# when did Tecumseh and B&S stop using points?



## Seattle (Jul 11, 2006)

curious when they stopped using points


----------



## repair_guy (May 9, 2004)

They both stoped about the same time. Sience 1980-81 everything has got electronic ignition on it.


----------



## bugman (Aug 12, 2004)

Around 83 briggs switched from points..... engines around that time that had the magnetron ignition usually stated it on it by a sticker.


----------



## rake60 (Oct 13, 2005)

Briggs first announced the Magnetron Ignition in 1981
Being a Briggs collector I've seen a lot of old engines
that have been retrofitted with the Magnetron conversion.
To me that fits like fuzzy dice in a hearse.

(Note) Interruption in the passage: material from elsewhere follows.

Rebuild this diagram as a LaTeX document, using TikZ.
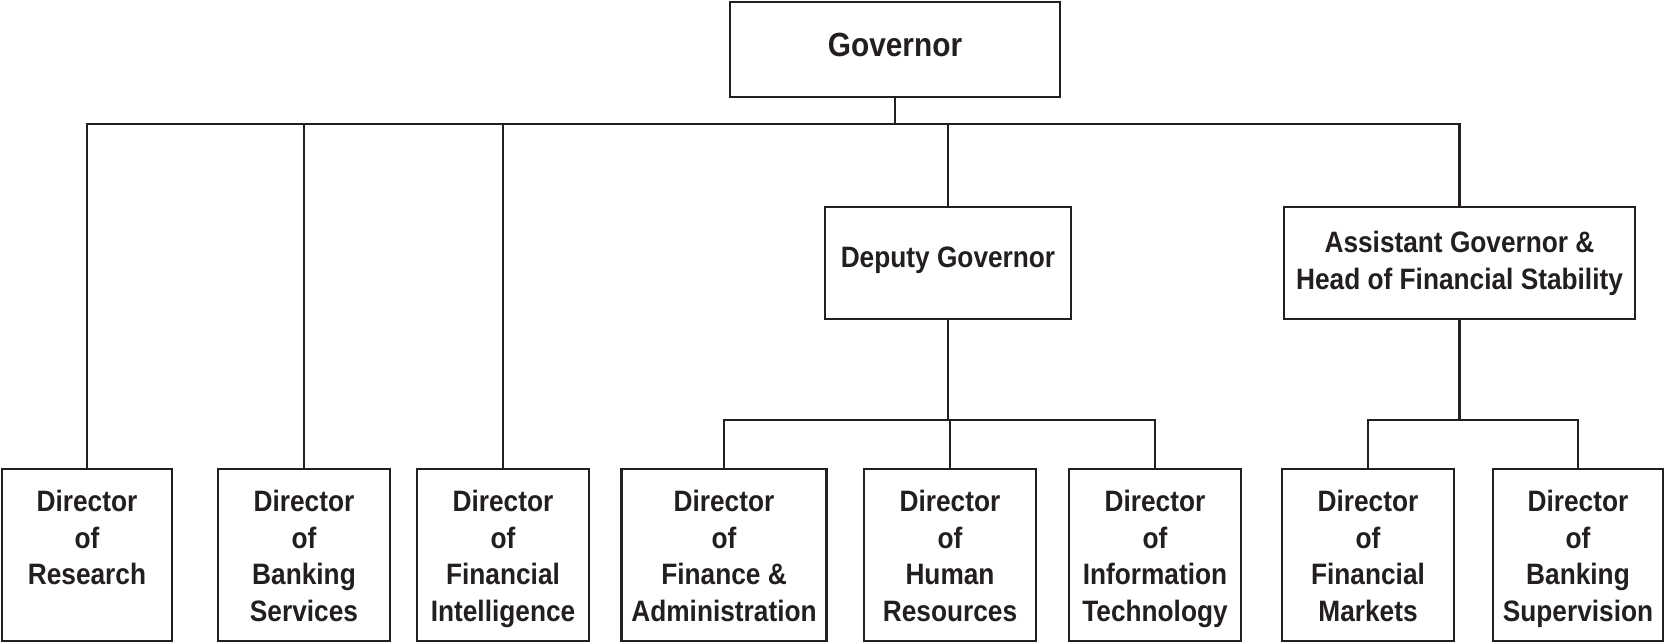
\documentclass[tikz,border=0pt]{standalone}
\usepackage{fontspec}
\newfontfamily\orgfont{Liberation Sans}[FakeStretch=0.89]
\definecolor{ink}{HTML}{231F20}
\begin{document}
\begin{tikzpicture}[x=1pt,y=-1pt,
  every node/.style={font=\orgfont\bfseries, text=ink},
  boxbase/.style={draw=ink, line width=2.6pt, rectangle, inner sep=0pt, fill=white},
  topbox/.style={boxbase, minimum width=330pt, minimum height=95pt, font=\orgfont\bfseries\fontsize{33.5}{40}\selectfont, text height=24pt, text depth=9pt},
  midbox/.style={boxbase, minimum height=112pt, font=\orgfont\bfseries\fontsize{29.5}{37}\selectfont, align=center},
  dirbox/.style={boxbase, font=\orgfont\bfseries\fontsize{29.5}{36.5}\selectfont},
  link/.style={draw=ink, line width=2.6pt}
]
\useasboundingbox (0,0) rectangle (1665,644);
\newcommand{\dirtext}[2]{\parbox[c][172pt][t]{#1}{\centering\vspace*{21.5pt}#2\par}}

\node[topbox] (gov) at (895,49.5) {Governor};
\node[midbox, minimum width=246pt, text depth=11pt] (dg) at (948,263) {Deputy Governor};
\node[midbox, minimum width=351pt] (ag) at (1459.5,263) {Assistant Governor \&\\Head of Financial Stability};

\node[dirbox] (res) at (87,555) {\dirtext{170pt}{Director\\of\\Research}};
\node[dirbox] (bsv) at (304,555) {\dirtext{172pt}{Director\\of\\Banking\\Services}};
\node[dirbox] (fi) at (503,555) {\dirtext{172pt}{Director\\of\\Financial\\Intelligence}};
\node[dirbox] (fa) at (724,555) {\dirtext{205pt}{Director\\of\\Finance \&\\Administration}};
\node[dirbox] (hr) at (950,555) {\dirtext{172pt}{Director\\of\\Human\\Resources}};
\node[dirbox] (it) at (1155,555) {\dirtext{172pt}{Director\\of\\Information\\Technology}};
\node[dirbox] (fm) at (1368,555) {\dirtext{172pt}{Director\\of\\Financial\\Markets}};
\node[dirbox] (bsu) at (1578,555) {\dirtext{170pt}{Director\\of\\Banking\\Supervision}};

\coordinate (bus) at (0,124);
\coordinate (dbus) at (0,420);

% main bus
\draw[link] (gov.south) -- (gov.south |- bus);
\draw[link] (res.north) |- (ag.north |- bus) -- (ag.north);
\draw[link] (bsv.north) -- (bsv.north |- bus);
\draw[link] (fi.north) -- (fi.north |- bus);
\draw[link] (dg.north) -- (dg.north |- bus);

% deputy governor branch
\draw[link] (dg.south) -- (dg.south |- dbus);
\draw[link] (fa.north) |- (it.north |- dbus) -- (it.north);
\draw[link] (hr.north) -- (hr.north |- dbus);

% assistant governor branch
\draw[link] (ag.south) -- (ag.south |- dbus);
\draw[link] (fm.north) |- (bsu.north |- dbus) -- (bsu.north);
\end{tikzpicture}
\end{document}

I have a 1935
Briggs Model Y that runs just fine on well cleaned and set
points...


----------



## timbo (Aug 11, 2005)

where can i get a manual on them magnatron ignitions for a briggs 7 hp horizontl and a techumseh HH120 and techumseh HH14 hp sears tractor gt12 and gt14 engine only repair rebuild manual i have just bought a chiltons btu it has about 100 pages of how to use common mechanics tools from screw drivers and pipe wrenchs i need actul shop manuals for these engines with specs on what is what not how to use a pair of pliers to squeze the end of a plug wire to get a tighter fit ,ridculas at best thanks but ive read all 25 or so pages and have seen alot of very good tips from some very good fellow mechanics here thanks in advance of a reply or two ill get the actual engine numners tonight when i go out to my shop to work thanks timbo


----------



## timbo (Aug 11, 2005)

techumseh engine HH120 delco remy generator wher to buy a kit to rebuild ,needs brushes ect. as well as bushings


----------